El vigente campeón de Europa disfrutó de Romário durante cinco maravillosas temporadas, hasta que sus espectaculares registros hicieron inevitable el adiós. Curiosamente, sería Ronaldo Nazário quien lo iba a sustituir como figura en el club de la Philips a comienzos de un ajetreado verano, allá por 1992. Aquel mercado estival, Cruyff y Núñez decidieron que Baixinho sería el nuevo ariete del Barcelona.
La intrahistoria de un campeonato irrepetible
Sobre lo que hizo Romário en la Ciudad Condal durante aquella temporada ya hemos hablado con anterioridad. Lo que nunca sabremos a ciencia cierta es el por qué de su estampida, transcurrido apenas un año después. Romário desplegó un fútbol que rozaba lo divino, pero sus reiteradas indisciplinas y las desavenencias con Cruyff terminaron desencadenando un final anticipado a su idílico romance con el Nou Camp. Fue entonces cuando el ariete comenzaba un largo y sonadísimo declive que sucedería a ráfagas, muy paulatinamente.
A partir del año 1995, la vitola de figura internacional del jugador brasileño empezó a perder lustre temporada tras temporada. Un Romário imprevisible dejaba ante el público aquella imagen decrépita por momentos, salpicada con nuevas etapas de lucidez que prometían un nuevo resurgir espléndido del ex-barcelonista. La vuelta del héroe caído al que todo el mundo aguardaba impaciente.

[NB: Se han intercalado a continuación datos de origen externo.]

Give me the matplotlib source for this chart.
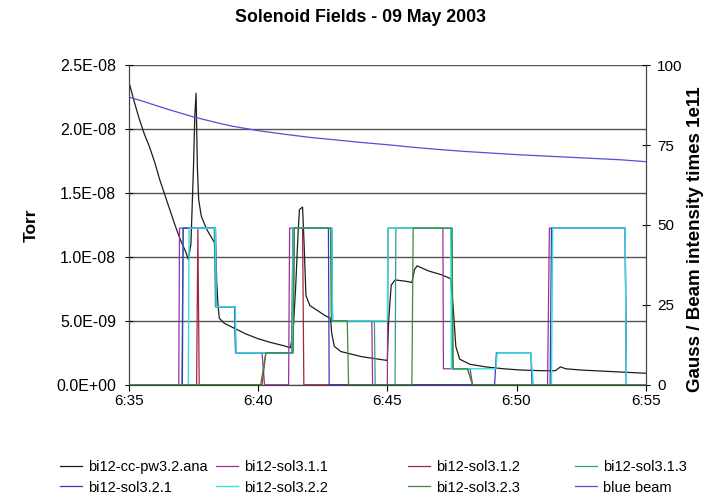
import matplotlib
matplotlib.use("Agg")
import matplotlib.pyplot as plt

plt.rcParams['font.family'] = ['Liberation Sans', 'DejaVu Sans']

# minutes after 6:35
tick_minutes = [0, 5, 10, 15, 20]
tick_labels = ['6:35', '6:40', '6:45', '6:50', '6:55']

# vacuum gauge (Torr)
ana_t = [0.0, 0.2, 0.4, 0.6, 0.8, 1.0, 1.2, 1.4, 1.6, 1.8, 2.0, 2.2, 2.3, 2.4, 2.45,
         2.5, 2.55, 2.6, 2.65, 2.7, 2.8, 3.0, 3.2, 3.35, 3.4, 3.45, 3.5, 3.7, 4.0, 4.5,
         5.0, 5.5, 6.0, 6.25, 6.35, 6.45, 6.55, 6.6, 6.72, 6.78, 6.85, 7.0, 7.3, 7.6,
         7.8, 7.85, 7.95, 8.2, 8.6, 9.0, 9.5, 10.0, 10.05, 10.15, 10.3, 10.7, 10.95,
         11.05, 11.15, 11.6, 12.1, 12.45, 12.55, 12.65, 12.8, 13.2, 13.8, 14.5, 15.2,
         16.0, 16.5, 16.7, 16.9, 17.5, 18.5, 19.5, 20.0]
ana_torr = [2.37e-8, 2.22e-8, 2.08e-8, 1.96e-8, 1.86e-8, 1.74e-8, 1.6e-8, 1.48e-8, 1.36e-8,
            1.24e-8, 1.13e-8, 1.04e-8, 0.98e-8, 1.1e-8, 1.4e-8, 1.7e-8, 2.1e-8, 2.28e-8,
            1.7e-8, 1.45e-8, 1.32e-8, 1.22e-8, 1.15e-8, 1.1e-8, 0.8e-8, 0.62e-8, 0.52e-8,
            0.48e-8, 0.45e-8, 0.4e-8, 0.36e-8, 0.33e-8, 0.305e-8, 0.29e-8, 0.4e-8, 0.75e-8,
            1.2e-8, 1.37e-8, 1.39e-8, 1.1e-8, 0.7e-8, 0.62e-8, 0.58e-8, 0.54e-8, 0.52e-8,
            0.4e-8, 0.3e-8, 0.26e-8, 0.24e-8, 0.22e-8, 0.205e-8, 0.19e-8, 0.5e-8, 0.78e-8,
            0.82e-8, 0.81e-8, 0.8e-8, 0.9e-8, 0.93e-8, 0.89e-8, 0.86e-8, 0.83e-8, 0.6e-8,
            0.3e-8, 0.2e-8, 0.16e-8, 0.14e-8, 0.125e-8, 0.115e-8, 0.11e-8, 0.11e-8, 0.14e-8,
            0.125e-8, 0.115e-8, 0.105e-8, 0.095e-8, 0.09e-8]

# solenoid settings (Gauss), as (minute, value) breakpoints
sol311_t = [0, 1.93, 1.96, 3.35, 3.38, 4.1, 4.13, 5.15, 5.25, 6.18, 6.22, 7.85, 7.88, 9.4,
            9.43, 10.0, 10.03, 12.15, 12.17, 13.2, 13.3, 16.2, 16.27, 19.2, 19.25, 20]
sol311_g = [0, 0, 49, 49, 24.4, 24.4, 10, 10, 0, 0, 49, 49, 20, 20,
            0, 0, 49, 49, 5, 5, 0, 0, 49, 49, 0, 0]

sol312_t = [0, 2.62, 2.67, 2.72, 5.15, 5.3, 6.3, 6.35, 6.72, 6.77, 20]
sol312_g = [0, 0, 49, 0, 0, 10, 10, 49, 49, 0, 0]

sol313_t = [0, 2.05, 2.1, 3.3, 3.35, 4.1, 4.13, 6.3, 6.35, 7.85, 7.88, 9.5, 9.53, 10.3,
            10.33, 12.5, 12.53, 13.1, 13.3, 20]
sol313_g = [0, 0, 49, 49, 24.4, 24.4, 10, 10, 49, 49, 20, 20, 0, 0,
            49, 49, 5, 5, 0, 0]

sol321_t = [0, 2.07, 2.1, 3.35, 3.38, 4.1, 4.13, 6.35, 6.4, 7.72, 7.75, 14.15, 14.22,
            15.55, 15.6, 16.3, 16.35, 19.2, 19.25, 20]
sol321_g = [0, 0, 49, 49, 24.4, 24.4, 10, 10, 49, 49, 0, 0, 10,
            10, 0, 0, 49, 49, 0, 0]

sol322_t = [0, 2.3, 2.33, 3.35, 3.38, 4.12, 4.15, 6.33, 6.37, 7.85, 7.88, 10.0, 10.03,
            12.45, 12.48, 14.2, 14.25, 15.55, 15.65, 16.35, 16.4, 19.2, 19.25, 20]
sol322_g = [0, 0, 49, 49, 24.4, 24.4, 10, 10, 49, 49, 20, 20, 49,
            49, 5, 5, 10, 10, 0, 0, 49, 49, 0, 0]

sol323_t = [0, 5.1, 5.3, 6.35, 6.4, 7.8, 7.83, 8.45, 8.5, 10.95, 11.0, 12.5, 12.55,
            13.1, 13.3, 20]
sol323_g = [0, 0, 10, 10, 49, 49, 20, 20, 0, 0, 49, 49, 5, 5, 0, 0]

# blue ring beam intensity (1e11)
beam_t = [0, 0.5, 1, 1.5, 2, 2.5, 3, 3.5, 4, 5, 6, 7, 8, 9, 10, 11, 12, 13, 14, 15, 16,
          17, 18, 19, 20]
beam_i = [90, 88.8, 87.5, 86.2, 85, 83.8, 82.8, 81.8, 80.9, 79.5, 78.4, 77.4, 76.6, 75.8,
          75.1, 74.3, 73.6, 73.0, 72.5, 72.0, 71.6, 71.2, 70.8, 70.4, 69.8]

left_ticks = [0, 0.5e-8, 1.0e-8, 1.5e-8, 2.0e-8, 2.5e-8]

fig = plt.figure(figsize=(7.12, 5.01), dpi=100)
ax1 = fig.add_axes([0.181, 0.232, 0.726, 0.638])
ax2 = ax1.twinx()

for y in left_ticks:
    ax1.axhline(y, color='#555555', lw=1.0, zorder=0)

l_ana, = ax1.plot(ana_t, ana_torr, color='#1e1e1e', lw=0.9, label='bi12-cc-pw3.2.ana')

l311, = ax2.plot(sol311_t, sol311_g, color='#993399', lw=0.9, label='bi12-sol3.1.1')
l312, = ax2.plot(sol312_t, sol312_g, color='#a0283c', lw=0.9, label='bi12-sol3.1.2')
l313, = ax2.plot(sol313_t, sol313_g, color='#3a9a8a', lw=0.9, label='bi12-sol3.1.3')
l321, = ax2.plot(sol321_t, sol321_g, color='#3a3ac0', lw=0.9, label='bi12-sol3.2.1')
l322, = ax2.plot(sol322_t, sol322_g, color='#30e0e0', lw=1.0, label='bi12-sol3.2.2')
l323, = ax2.plot(sol323_t, sol323_g, color='#3a8a3a', lw=0.9, label='bi12-sol3.2.3')
lbeam, = ax2.plot(beam_t, beam_i, color='#5050d8', lw=0.9, label='blue beam')

ax1.set_xlim(0, 20)
ax1.set_ylim(0, 2.5e-8)
ax2.set_ylim(0, 100)
ax1.set_xticks(tick_minutes)
ax1.set_xticklabels(tick_labels)
ax1.set_yticks(left_ticks)
ax1.set_yticklabels(['{:.1E}'.format(v) for v in left_ticks])
ax2.set_yticks([0, 25, 50, 75, 100])

for ax in (ax1, ax2):
    ax.spines['top'].set_visible(False)
    for s in ax.spines.values():
        s.set_color('#444444')
ax1.tick_params(axis='y', direction='inout', length=6, labelsize=11.5, pad=6)
ax1.tick_params(axis='x', direction='out', length=4, labelsize=11, pad=3)
ax2.tick_params(axis='y', direction='inout', length=6, labelsize=11, pad=5)

ax1.set_ylabel('Torr', fontsize=12.5, fontweight='bold')
ax1.yaxis.set_label_coords(-0.174, 0.5)
ax2.set_ylabel('Gauss / Beam intensity times 1e11', fontsize=13.5, fontweight='bold')
ax2.yaxis.set_label_coords(1.08, 0.455)

fig.text(0.507, 1 - 18 / 501, 'Solenoid Fields - 09 May 2003', ha='center', va='center',
         fontsize=12.8, fontweight='bold')

# legend: four columns placed like the original layout
columns = [(l_ana, l321), (l311, l322), (l312, l323), (l313, lbeam)]
col_x = [60, 216, 408, 575]
for (h1, h2), x in zip(columns, col_x):
    fig.legend([h1, h2], [h1.get_label(), h2.get_label()], loc='upper left',
               bbox_to_anchor=(x / 712, 1 - 460 / 501), frameon=False, fontsize=10.5,
               handlelength=1.5, handletextpad=0.4, borderpad=0, borderaxespad=0,
               labelspacing=0.45)

fig.savefig('out.png', dpi=100)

Una madurez con más sombras que luces
Ejemplo de lo primero fueron sus dos años fracasados en Valencia, donde se machacó en las pistas de baile mucho más que durante las sesiones de entrenamiento. Su falta de compromiso lo sacó de la convocatoria para el mundial de 1998, una decisión que molestó al ariete a tal punto que hizo caricaturizar a Zico y Zagallo en los retretes de su pub en Río de Janeiro. En el lado bueno de la balanza, sus periódicos regresos a Brasil dejaron temporadas muy destacables en Fluminense, Flamengo y Vasco da Gama.
Ganó la Mercosur con los dos últimos, la Copa América con Brasil y el Brasileirao en 2000 con el equipo de la banda negra. Pero el habilidoso delantero se hacía mayor al tiempo que su particular cruzada por superar el récord de goles de Pelé iba, poco a poco, tornándose quijotesca. Probó suerte jugando en ligas exóticas pero poco competitivas, como la qatarí, la australiana y la japonesa, sin obtener éxito alguno, para finalmente terminar retirándose en la segunda división con el Club América de Río.
Recordando a O Baixinho
Dio carpetazo a su carrera habiendo disputado más de 1.000 encuentros oficiales, promediando 0,78 goles por partido, para finalmente lograr un total de 779 dianas reconocidas por los principales estamentos del fútbol internacional. Números al margen, da la sensación de que su verdadero legado como pelotero fue, sin duda, la fantasía con la que deslumbró al mundo aquel año de 1994, en que se le adivinaba capaz de cualquier cosa. De eso trata su página en la historia de este deporte.
Tendremos presente al carioca por los regates impredecibles dentro de una baldosa y por su insólita plasticidad con el cuero entre los pies. No en vano, fue gracias a él que descubrimos —al tiempo que lo hacía también Rafael Alkorta— lo que viene siendo una cola de vaca. Es posible que el fútbol lo esté dejando en el olvido poco a poco; que se haya ido difuminando la dimensión de un Romário al que debemos recordar como el gran jugador que fue. Pero para quienes todavía lo imaginamos de cuando en cuando, siempre nos quedará su fantasía imposible. La magia efímera e irrepetible de aquel futbolista que parecía haber salido de una serie de dibujos animados.